Loling at albatross tech will bite you in a week. Control decks take time to be refined because they need the other top decks to settle first. Pure paladin, all highlander decks and druid get hurt by albatross. Priest will be the top control deck because silence and hard removal are extremely valuable in this expansion. Have you ever played a priest deck after they summon their fourth or fifth albatross? Just wait and see, albatross will be a solid tech card against druid and paladin.
Right now, SotF druid is the first deck that works well. It is rock and rock hits you in the face and hurts. Mozaki OTK mage is a really good scissor, but it still loses to rock. Priest, warrior and maybe handlock will make a good paper and the meta will be mostly balanced. Control decks take longer to figure out than aggro decks or decks where the “trick” is to use kael to play a 10-cost card for free. Hardly anyone is running silence, minion stealing or albatrosses. Give it a week and druid will drop because giant buffed minions will be a liability for Cabal Acolyte and Wave of Apathy.
The definition people are using is wrong. There is a reason things have definitions. Linguini is like spaghetti, but it’s incorrect to call linguini spaghetti. Mana cheating has been a concept in TCGs before hearthstone ever existed. It is playing a card for little or no cost before you could pay for it. It’s playing SotF for free six turns early. It’s using elvish piper to play an eldrazi turn 5.
As for GA, 14 mana (best case scenario) for 7 is extremely valuable and a bit overpowered. It’s not mana cheating. Playing it for free on turn 4-5 is. Also, you know what really screws up that strategy? Making them draw one cost beasts. Now if only there was a card that would put two 1/1 beasts in the opponent’s deck...
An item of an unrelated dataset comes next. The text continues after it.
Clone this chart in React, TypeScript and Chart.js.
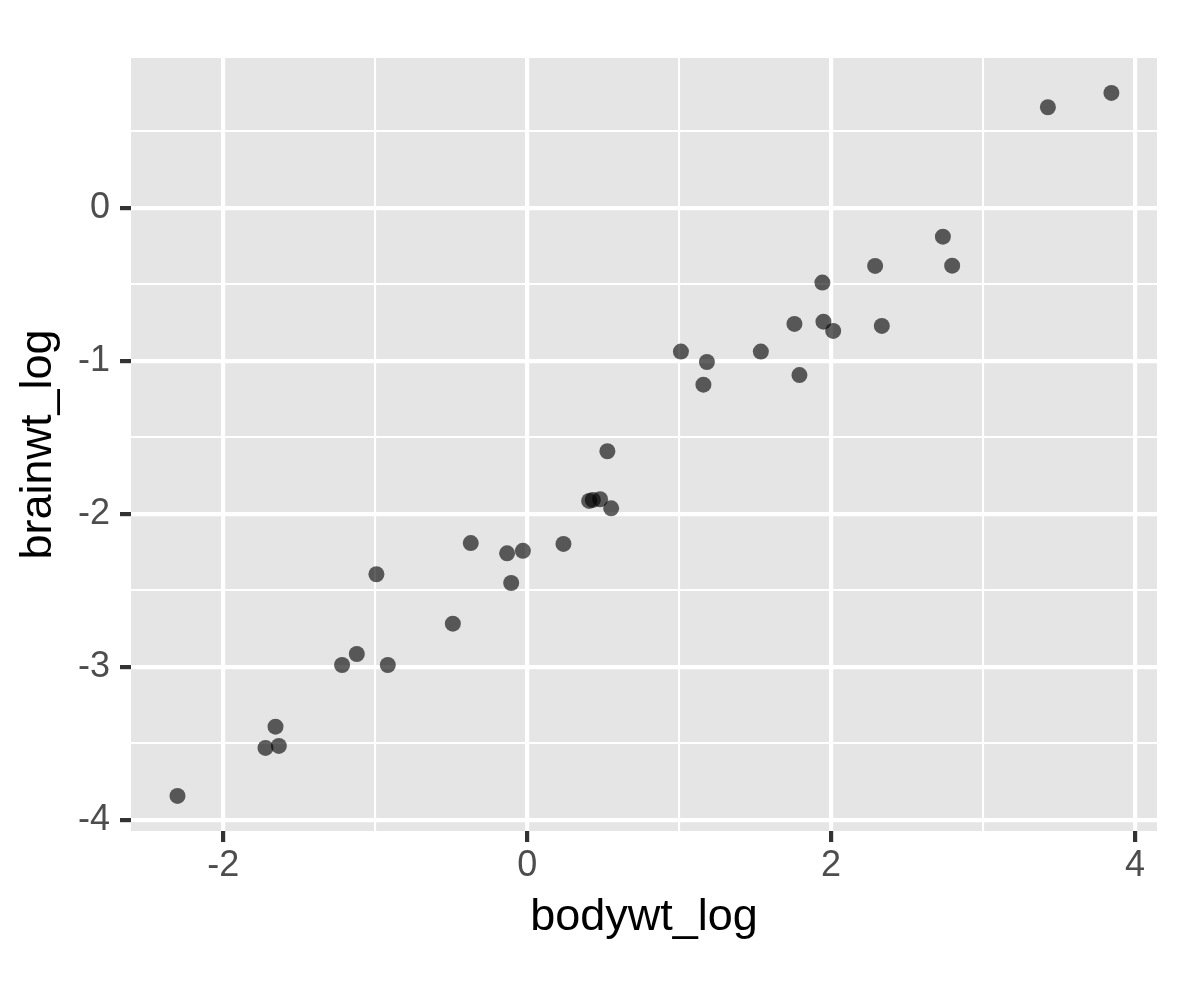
import React, { useEffect, useRef } from "react";
import { Chart, registerables } from "chart.js";

Chart.register(...registerables);

// Data
const bodywtLog = [
  -2.301, -1.722, -1.634, -1.656, -1.218, -1.121, -0.917, -0.992, -0.489, -0.371,
  -0.132, -0.028, -0.105, 0.239, 0.408, 0.432, 0.48, 0.528, 0.553, 1.012,
  1.183, 1.16, 1.538, 1.759, 1.792, 1.943, 1.95, 2.014, 2.29, 2.334,
  2.736, 2.797, 3.427, 3.845,
];
const brainwtLog = [
  -3.843, -3.529, -3.516, -3.39, -2.987, -2.915, -2.987, -2.394, -2.717, -2.19,
  -2.257, -2.241, -2.451, -2.196, -1.915, -1.908, -1.904, -1.59, -1.963, -0.939,
  -1.007, -1.155, -0.939, -0.758, -1.092, -0.488, -0.743, -0.804, -0.379, -0.771,
  -0.188, -0.377, 0.658, 0.752,
];

const xMajor = [-2, 0, 2, 4];
const xMinor = [-1, 1, 3];
const yMajor = [-4, -3, -2, -1, 0];
const yMinor = [-3.5, -2.5, -1.5, -0.5, 0.5];
const xRange = [-2.607, 4.145];
const yRange = [-4.072, 0.98];
const xTitle = "bodywt_log";
const yTitle = "brainwt_log";

const FONT = "'Liberation Sans', Arial, Helvetica, sans-serif";

const isIn = (arr: number[], v: number) => arr.some((m) => Math.abs(m - v) < 1e-9);

const panelBg = {
  id: "panelBg",
  beforeDraw(chart: any) {
    const { ctx, chartArea } = chart;
    if (!chartArea) return;
    ctx.save();
    ctx.fillStyle = "#E5E5E5";
    ctx.fillRect(chartArea.left, chartArea.top, chartArea.right - chartArea.left, chartArea.bottom - chartArea.top);
    ctx.restore();
  },
};

function makeScale(major: number[], minor: number[], range: number[], title: string, isX: boolean) {
  const all = [...major, ...minor].sort((a, b) => a - b);
  return {
    type: "linear",
    min: range[0],
    max: range[1],
    position: isX ? "bottom" : "left",
    afterBuildTicks: (scale: any) => {
      scale.ticks = all.map((v) => ({ value: v }));
    },
    afterFit: (scale: any) => {
      if (isX) scale.height = 1003 - 831;
      else scale.width = 131;
    },
    border: { display: false },
    grid: {
      color: "#FFFFFF",
      lineWidth: (ctx: any) => (ctx.tick && isIn(major, ctx.tick.value) ? 4.2 : 2.1),
      drawTicks: true,
      tickLength: 11,
      tickWidth: 4.2,
      tickColor: (ctx: any) => (ctx.tick && isIn(major, ctx.tick.value) ? "#333333" : "rgba(0,0,0,0)"),
    },
    ticks: {
      autoSkip: false,
      maxRotation: 0,
      minRotation: 0,
      color: "#4D4D4D",
      padding: isX ? 2 : 10,
      font: { family: FONT, size: 36, lineHeight: 1.2 },
      callback: (value: any) => (isIn(major, Number(value)) ? String(value) : ""),
    },
    title: {
      display: true,
      text: title,
      color: "#000000",
      font: { family: FONT, size: 45, lineHeight: 1.2 },
      padding: isX ? { top: 0, bottom: 58 } : { top: 12, bottom: 0 },
    },
  };
}

export default function App() {
  const ref = useRef<HTMLCanvasElement | null>(null);

  useEffect(() => {
    if (!ref.current) return;
    const chart = new Chart(ref.current, {
      type: "scatter",
      data: {
        datasets: [
          {
            data: bodywtLog.map((x, i) => ({ x, y: brainwtLog[i] })),
            backgroundColor: "rgba(0,0,0,0.62)",
            borderWidth: 0,
            pointRadius: 8,
            pointHoverRadius: 8,
          },
        ],
      },
      options: {
        animation: false,
        responsive: true,
        maintainAspectRatio: false,
        devicePixelRatio: 1,
        events: [],
        layout: { padding: { top: 58, right: 24, left: 0, bottom: 0 } },
        plugins: {
          legend: { display: false },
          tooltip: { enabled: false },
          title: { display: false },
        },
        scales: {
          x: makeScale(xMajor, xMinor, xRange, xTitle, true) as any,
          y: makeScale(yMajor, yMinor, yRange, yTitle, false) as any,
        },
      },
      plugins: [panelBg],
    });
    return () => chart.destroy();
  }, []);

  return (
    <div style={{ position: "fixed", left: 0, top: 0, width: 1181, height: 1003, background: "#FFFFFF" }}>
      <canvas ref={ref} />
    </div>
  );
}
Posters here are using mana cheating wrong. Ramp is not mana cheating, it is playing a 4 cost do nothing so you can play bigger cards sooner. All classes do not cheat mana. What you are describing with cards like Guardian Animals is not mana cheating it is value. You play a card for 7 mana to draw and play 2 cards 5 or less. You may get more than 7 in stats, you may not, but it is not mana cheating. It is a powerful card with high value.
There is one culprit that is mana cheating and it is completely unnecessary. Kael'thas Sunstrider is a prime example of mana cheating as you are playing a card for free, way earlier than you could afford it, even with ramping. The whole deck centers around playing Survival of the Fittest before your opponent has an answer to the 10 cost spell before you cheat it out for zero mana. This is the same problem with other mana cheating that HS has had in the past, such as big priest with Barnes and yshaarj or skull of the manari.
This expansion also saw a huge amount of overpowered cards in terms of value too, hence the paladin builds. My only suggestion is to think about what counters these strategies and build decks around them. I homebrewed a priest deck with an obscene amount of silence and targeted removal and I can run paladins and druids into the ground. Spell damage mage wrecks me, but I encounter them every fifth match at most. That’s the nature of HS, it’s not playing the best decks, the real game is predicting what decks you will face most often and playing a deck that beats them.